• **GIVEN INSTRUCTION**
Check each line of the material. Copy those containing "this".

• **SUPPLIED MATERIAL**

start

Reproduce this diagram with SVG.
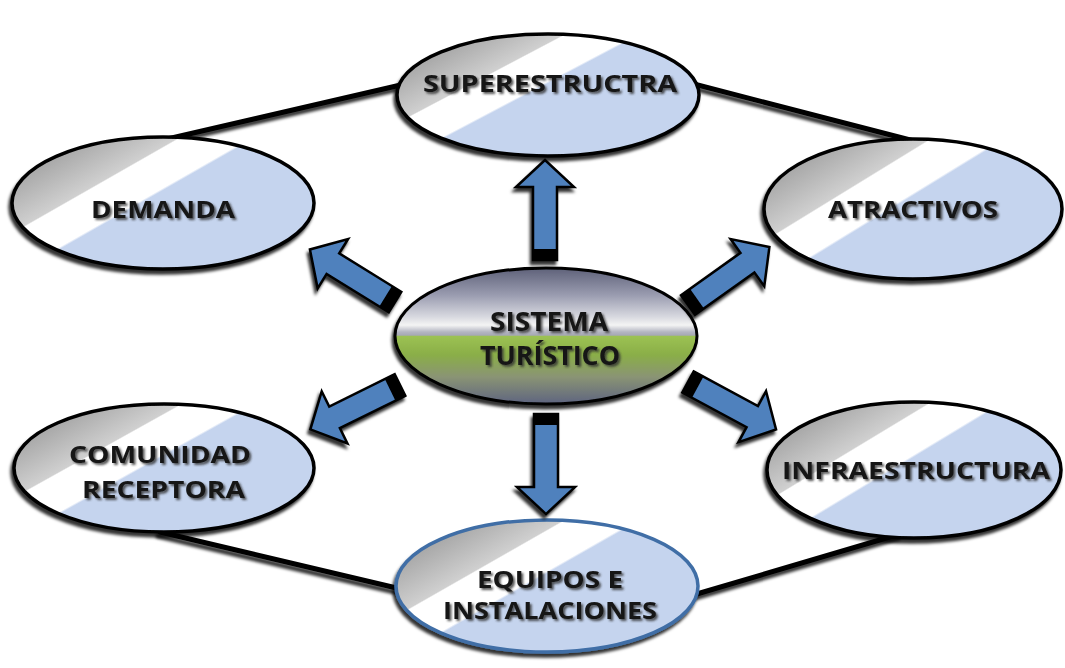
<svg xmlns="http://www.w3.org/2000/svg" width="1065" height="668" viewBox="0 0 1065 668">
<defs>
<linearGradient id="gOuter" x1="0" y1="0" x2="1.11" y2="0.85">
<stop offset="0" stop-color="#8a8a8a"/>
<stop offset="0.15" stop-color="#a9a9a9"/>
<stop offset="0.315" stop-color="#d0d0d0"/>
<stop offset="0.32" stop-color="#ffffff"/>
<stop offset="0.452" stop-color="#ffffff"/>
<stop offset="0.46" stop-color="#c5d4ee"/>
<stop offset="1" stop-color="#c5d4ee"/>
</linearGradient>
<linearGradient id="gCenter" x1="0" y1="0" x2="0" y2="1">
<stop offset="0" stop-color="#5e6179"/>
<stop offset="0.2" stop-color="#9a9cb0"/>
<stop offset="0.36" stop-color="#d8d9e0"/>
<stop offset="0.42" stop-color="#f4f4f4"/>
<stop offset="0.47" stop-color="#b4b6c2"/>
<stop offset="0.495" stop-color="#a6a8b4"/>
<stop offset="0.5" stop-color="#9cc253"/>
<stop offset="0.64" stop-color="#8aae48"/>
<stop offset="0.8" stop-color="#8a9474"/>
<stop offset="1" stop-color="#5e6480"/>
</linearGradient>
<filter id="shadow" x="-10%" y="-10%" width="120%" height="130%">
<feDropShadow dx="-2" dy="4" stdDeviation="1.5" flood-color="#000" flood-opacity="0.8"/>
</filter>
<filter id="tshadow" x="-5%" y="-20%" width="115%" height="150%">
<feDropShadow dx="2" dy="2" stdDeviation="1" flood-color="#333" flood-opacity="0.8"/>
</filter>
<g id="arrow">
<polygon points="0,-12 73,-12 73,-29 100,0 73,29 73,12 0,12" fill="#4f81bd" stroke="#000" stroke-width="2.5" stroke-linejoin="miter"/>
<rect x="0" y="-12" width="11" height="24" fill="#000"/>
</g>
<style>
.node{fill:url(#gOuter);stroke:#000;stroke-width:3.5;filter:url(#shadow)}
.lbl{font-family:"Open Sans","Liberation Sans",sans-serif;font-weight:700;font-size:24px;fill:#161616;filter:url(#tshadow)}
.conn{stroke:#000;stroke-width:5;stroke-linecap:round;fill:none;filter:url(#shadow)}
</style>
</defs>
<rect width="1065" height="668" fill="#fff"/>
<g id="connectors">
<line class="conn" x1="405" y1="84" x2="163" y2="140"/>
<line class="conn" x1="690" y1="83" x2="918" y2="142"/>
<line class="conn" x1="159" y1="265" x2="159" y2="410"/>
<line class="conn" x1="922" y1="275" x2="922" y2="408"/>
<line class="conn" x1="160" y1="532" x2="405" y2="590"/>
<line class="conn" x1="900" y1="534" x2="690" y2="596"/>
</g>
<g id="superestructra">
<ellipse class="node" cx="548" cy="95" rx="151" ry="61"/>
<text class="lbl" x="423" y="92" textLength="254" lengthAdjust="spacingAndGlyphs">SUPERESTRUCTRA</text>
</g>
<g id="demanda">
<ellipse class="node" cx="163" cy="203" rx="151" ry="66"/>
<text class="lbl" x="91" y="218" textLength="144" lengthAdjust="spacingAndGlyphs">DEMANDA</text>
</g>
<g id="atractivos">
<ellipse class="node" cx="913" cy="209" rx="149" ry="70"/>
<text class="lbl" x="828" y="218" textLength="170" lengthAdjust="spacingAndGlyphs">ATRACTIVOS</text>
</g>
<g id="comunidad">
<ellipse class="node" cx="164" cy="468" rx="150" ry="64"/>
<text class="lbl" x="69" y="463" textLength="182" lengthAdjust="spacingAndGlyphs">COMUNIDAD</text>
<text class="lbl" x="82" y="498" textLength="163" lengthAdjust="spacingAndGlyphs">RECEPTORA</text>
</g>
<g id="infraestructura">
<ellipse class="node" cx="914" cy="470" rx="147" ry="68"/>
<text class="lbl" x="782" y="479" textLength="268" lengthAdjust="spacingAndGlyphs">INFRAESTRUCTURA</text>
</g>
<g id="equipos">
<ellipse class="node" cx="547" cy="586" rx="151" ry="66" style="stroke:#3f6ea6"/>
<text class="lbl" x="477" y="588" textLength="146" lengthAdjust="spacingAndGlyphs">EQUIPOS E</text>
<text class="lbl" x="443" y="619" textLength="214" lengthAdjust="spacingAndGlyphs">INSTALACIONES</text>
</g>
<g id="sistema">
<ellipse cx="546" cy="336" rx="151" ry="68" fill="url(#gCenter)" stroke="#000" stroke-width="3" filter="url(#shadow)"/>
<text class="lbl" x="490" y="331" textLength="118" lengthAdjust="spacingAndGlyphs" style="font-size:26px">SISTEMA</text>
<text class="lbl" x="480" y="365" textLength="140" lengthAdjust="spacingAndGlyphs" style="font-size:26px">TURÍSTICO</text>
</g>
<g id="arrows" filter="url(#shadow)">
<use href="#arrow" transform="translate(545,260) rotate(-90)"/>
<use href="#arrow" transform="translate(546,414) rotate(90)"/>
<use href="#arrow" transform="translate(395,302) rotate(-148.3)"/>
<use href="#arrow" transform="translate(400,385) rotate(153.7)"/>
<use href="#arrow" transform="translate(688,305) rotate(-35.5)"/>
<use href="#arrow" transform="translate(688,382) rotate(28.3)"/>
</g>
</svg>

end
start

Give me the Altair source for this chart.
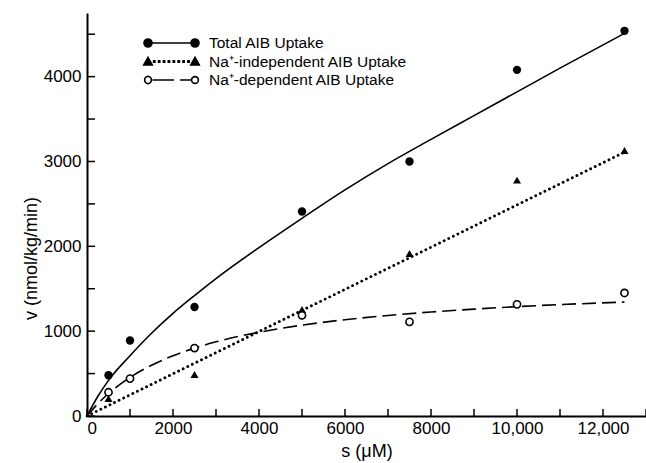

end

• **THE ANSWER**
Reproduce this diagram with SVG.
Give me the Altair source for this chart.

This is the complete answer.